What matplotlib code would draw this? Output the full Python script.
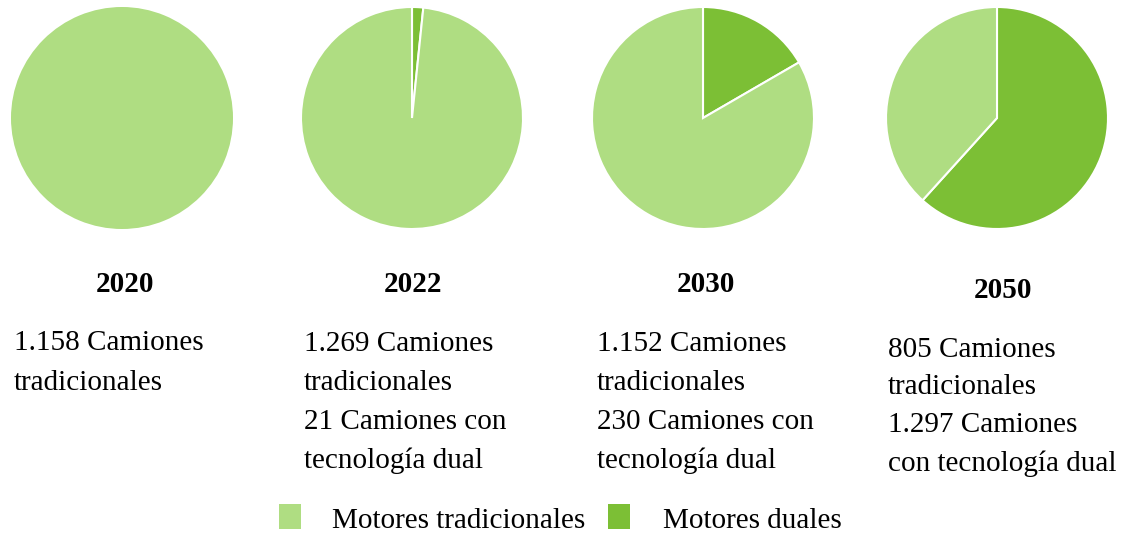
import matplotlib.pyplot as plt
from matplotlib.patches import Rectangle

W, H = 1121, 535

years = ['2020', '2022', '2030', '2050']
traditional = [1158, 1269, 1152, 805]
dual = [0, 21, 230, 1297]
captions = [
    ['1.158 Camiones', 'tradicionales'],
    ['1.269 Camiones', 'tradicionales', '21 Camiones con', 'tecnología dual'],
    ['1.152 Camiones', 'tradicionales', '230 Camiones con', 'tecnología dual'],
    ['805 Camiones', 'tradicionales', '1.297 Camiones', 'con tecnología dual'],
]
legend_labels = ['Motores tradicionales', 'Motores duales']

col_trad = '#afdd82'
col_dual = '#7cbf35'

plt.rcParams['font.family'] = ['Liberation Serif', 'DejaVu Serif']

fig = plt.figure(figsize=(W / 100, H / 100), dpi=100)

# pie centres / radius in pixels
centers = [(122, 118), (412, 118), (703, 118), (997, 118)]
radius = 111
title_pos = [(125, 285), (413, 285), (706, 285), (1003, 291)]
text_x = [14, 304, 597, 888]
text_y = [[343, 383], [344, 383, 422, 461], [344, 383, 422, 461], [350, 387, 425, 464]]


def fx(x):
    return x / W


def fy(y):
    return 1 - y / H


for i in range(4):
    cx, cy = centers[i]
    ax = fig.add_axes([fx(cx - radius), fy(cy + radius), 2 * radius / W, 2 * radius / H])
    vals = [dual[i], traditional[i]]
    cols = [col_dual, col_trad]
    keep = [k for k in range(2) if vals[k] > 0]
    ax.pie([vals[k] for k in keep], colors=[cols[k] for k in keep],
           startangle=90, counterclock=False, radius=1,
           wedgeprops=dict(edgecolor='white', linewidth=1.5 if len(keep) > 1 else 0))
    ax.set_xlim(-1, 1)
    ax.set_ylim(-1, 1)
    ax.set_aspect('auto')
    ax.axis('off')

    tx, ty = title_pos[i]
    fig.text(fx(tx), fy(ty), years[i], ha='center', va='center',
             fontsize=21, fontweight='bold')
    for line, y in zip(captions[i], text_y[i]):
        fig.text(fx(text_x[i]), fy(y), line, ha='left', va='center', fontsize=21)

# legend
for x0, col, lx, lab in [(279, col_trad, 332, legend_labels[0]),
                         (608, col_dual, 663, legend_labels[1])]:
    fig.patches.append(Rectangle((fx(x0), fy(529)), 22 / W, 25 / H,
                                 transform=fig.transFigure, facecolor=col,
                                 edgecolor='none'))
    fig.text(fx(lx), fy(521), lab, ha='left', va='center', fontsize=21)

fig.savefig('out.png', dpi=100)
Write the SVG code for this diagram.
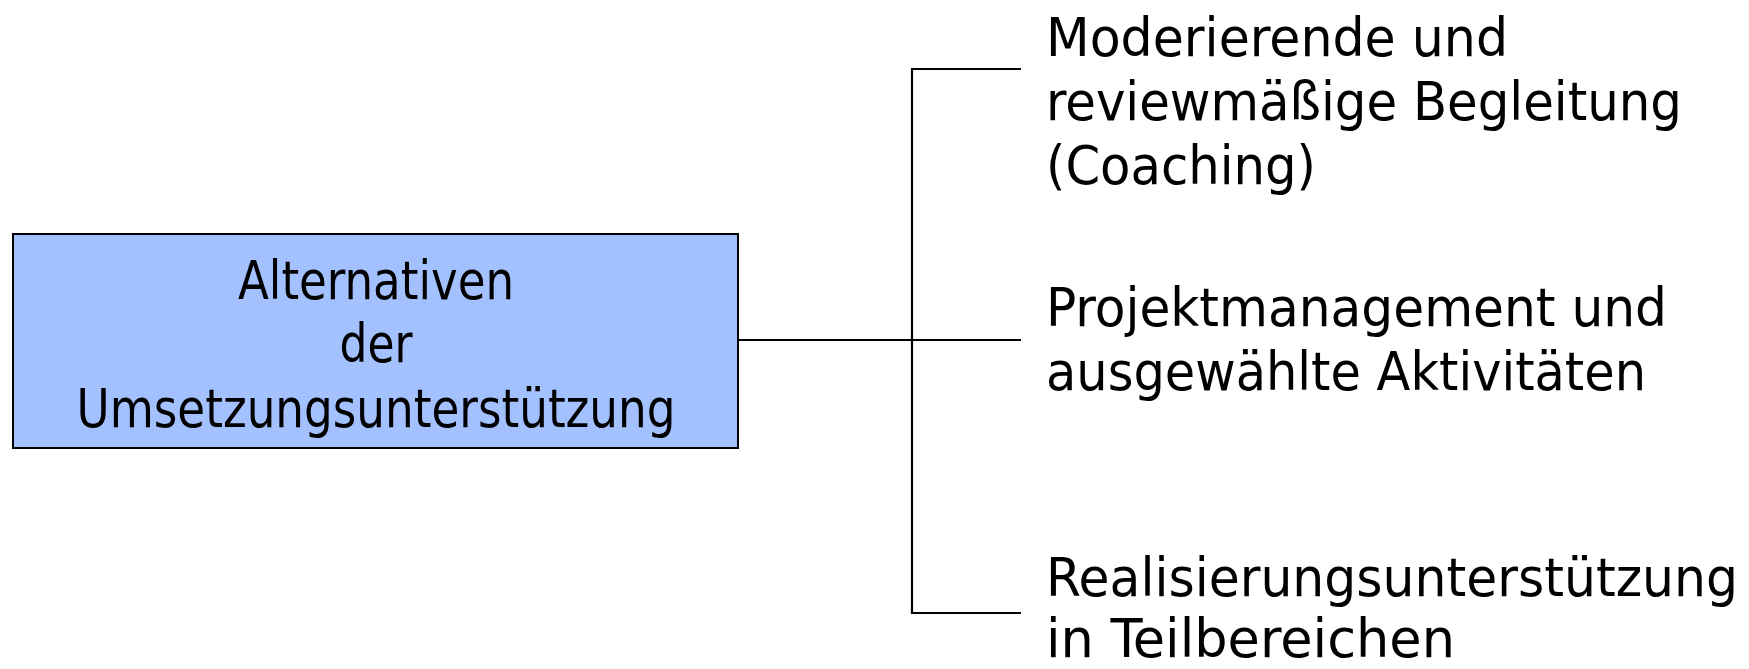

*Problem*: The lines from the top of the data above through the one holding "387, 425, 464]]" are to be repeated exactly, and only those, with no pictures.

*Response to the exercise*:
What matplotlib code would draw this? Output the full Python script.
import matplotlib.pyplot as plt
from matplotlib.patches import Rectangle

W, H = 1121, 535

years = ['2020', '2022', '2030', '2050']
traditional = [1158, 1269, 1152, 805]
dual = [0, 21, 230, 1297]
captions = [
    ['1.158 Camiones', 'tradicionales'],
    ['1.269 Camiones', 'tradicionales', '21 Camiones con', 'tecnología dual'],
    ['1.152 Camiones', 'tradicionales', '230 Camiones con', 'tecnología dual'],
    ['805 Camiones', 'tradicionales', '1.297 Camiones', 'con tecnología dual'],
]
legend_labels = ['Motores tradicionales', 'Motores duales']

col_trad = '#afdd82'
col_dual = '#7cbf35'

plt.rcParams['font.family'] = ['Liberation Serif', 'DejaVu Serif']

fig = plt.figure(figsize=(W / 100, H / 100), dpi=100)

# pie centres / radius in pixels
centers = [(122, 118), (412, 118), (703, 118), (997, 118)]
radius = 111
title_pos = [(125, 285), (413, 285), (706, 285), (1003, 291)]
text_x = [14, 304, 597, 888]
text_y = [[343, 383], [344, 383, 422, 461], [344, 383, 422, 461], [350, 387, 425, 464]]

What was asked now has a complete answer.